Lynd Ward, 80, an author, artist, and book illustrator who moved to the Washington area from New Jersey six years ago, died of Alzheimer's disease June 28 at his home in Reston.
Mr. Ward was born in Chicago. He graduated from Columbia University and studied printmaking in Germany during the 1920s. He produced "woodcut novels" during the Depression years in which only his unique illustrations were used to create a narrative about social and artistic issues.
His most noted work was "The Biggest Bear," a children's book that he wrote and illustrated in 1952. For his efforts, he received the Randolph Caldecott Medal for the most distinguished American picture book of 1952. He also illustrated numerous books written by his wife, May McNeer Ward.
Mr. Ward received many awards and prizes for his artistic ability. Collections of his work are found at the Library of Congress and the Victoria and Albert Museum in London. He retired for medical reasons in 1979 and moved from Cresskill, N.J. to this area.

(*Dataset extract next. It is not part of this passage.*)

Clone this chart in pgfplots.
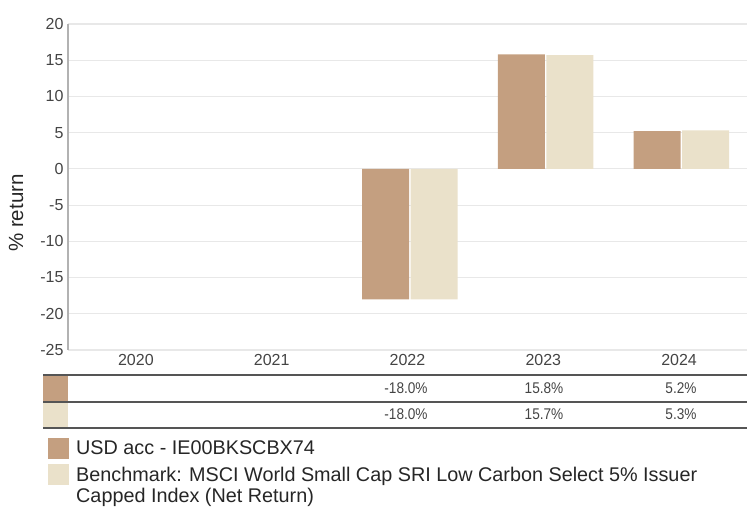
\documentclass[border=0pt]{standalone}
\usepackage{pgfplots}
\pgfplotsset{compat=1.18}
\usepackage{fontspec}
\setmainfont{Liberation Sans}
\newfontfamily\narrowfont[FakeStretch=0.88]{Liberation Sans}
\definecolor{fundc}{HTML}{C49F80}
\definecolor{benchc}{HTML}{EAE1CA}
\definecolor{gridc}{HTML}{E8E8E8}
\definecolor{textc}{HTML}{444444}
\definecolor{tablec}{HTML}{555555}
\begin{document}
\begin{tikzpicture}[x=1pt,y=1pt]
\path[use as bounding box] (0,0) rectangle (747,507);
\begin{axis}[
  at={(68pt,157pt)}, anchor=south west,
  scale only axis, width=679pt, height=326pt,
  ybar, bar width=47pt,
  xmin=-0.5, xmax=4.5, ymin=-25, ymax=20,
  xtick={0,1,2,3,4},
  xticklabels={2020,2021,2022,2023,2024},
  ytick={-25,-20,...,20},
  ymajorgrids, grid style={gridc, line width=1.2pt},
  axis lines*=left,
  x axis line style={gridc, line width=1.2pt, -},
  y axis line style={draw=black!30, line width=1.2pt, -},
  major tick length=0pt,
  /pgf/number format/assume math mode=true,
  ticklabel style={font=\fontsize{16}{19}\selectfont, text=textc},
  yticklabel style={xshift=-1pt},
  xticklabel style={yshift=-1pt},
  clip=false,
]
\addplot[fill=fundc, draw=none, bar shift=-22pt] coordinates {(2,-18.0) (3,15.8) (4,5.2)};
\addplot[fill=benchc, draw=none, bar shift=26.5pt] coordinates {(2,-18.0) (3,15.7) (4,5.3)};
\end{axis}
% y label
\node[rotate=90, text=black!85, font=\fontsize{20.5}{24}\selectfont] at (16,294) {\% return};
% table
\draw[tablec, line width=1.5pt] (43,132) -- (747,132);
\draw[tablec, line width=1.5pt] (43,105) -- (747,105);
\draw[tablec, line width=1.5pt] (43,79) -- (747,79);
\fill[fundc] (43,106) rectangle (68,131);
\fill[benchc] (43,80) rectangle (68,104);
\foreach \x/\v in {406/-18.0\%, 544/15.8\%, 681/5.2\%}
  \node[text=textc, font=\narrowfont\fontsize{15.5}{18}\selectfont] at (\x,119) {\v};
\foreach \x/\v in {406/-18.0\%, 544/15.7\%, 681/5.3\%}
  \node[text=textc, font=\narrowfont\fontsize{15.5}{18}\selectfont] at (\x,93) {\v};
% legend
\fill[fundc] (48,48) rectangle (69,69);
\fill[benchc] (48,22) rectangle (69,43);
\node[anchor=base west, inner sep=0pt, text=black!85, font=\fontsize{19.8}{22}\selectfont] at (76,53) {USD acc - IE00BKSCBX74};
\node[anchor=base west, inner sep=0pt, text=black!85, font=\fontsize{19.8}{22}\selectfont] at (76,26) {Benchmark: MSCI World Small Cap SRI Low Carbon Select 5\% Issuer};
\node[anchor=base west, inner sep=0pt, text=black!85, font=\fontsize{19.8}{22}\selectfont] at (76,5) {Capped Index (Net Return)};
\end{tikzpicture}
\end{document}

He was a director of the National Academy of Design, and had been president of the Society of Graphic Artists. He was a member of the Society of Illustrators and an honorary fellow of the Royal Society of Printers-Etchers and Engravers.
In addition to his wife, of Reston, survivors include two daughters, Nanda Ward of Reston, and Robin Ward Savage of Great Falls; a brother, Gordon H., of Gwynedd, Pa., and four grandchildren.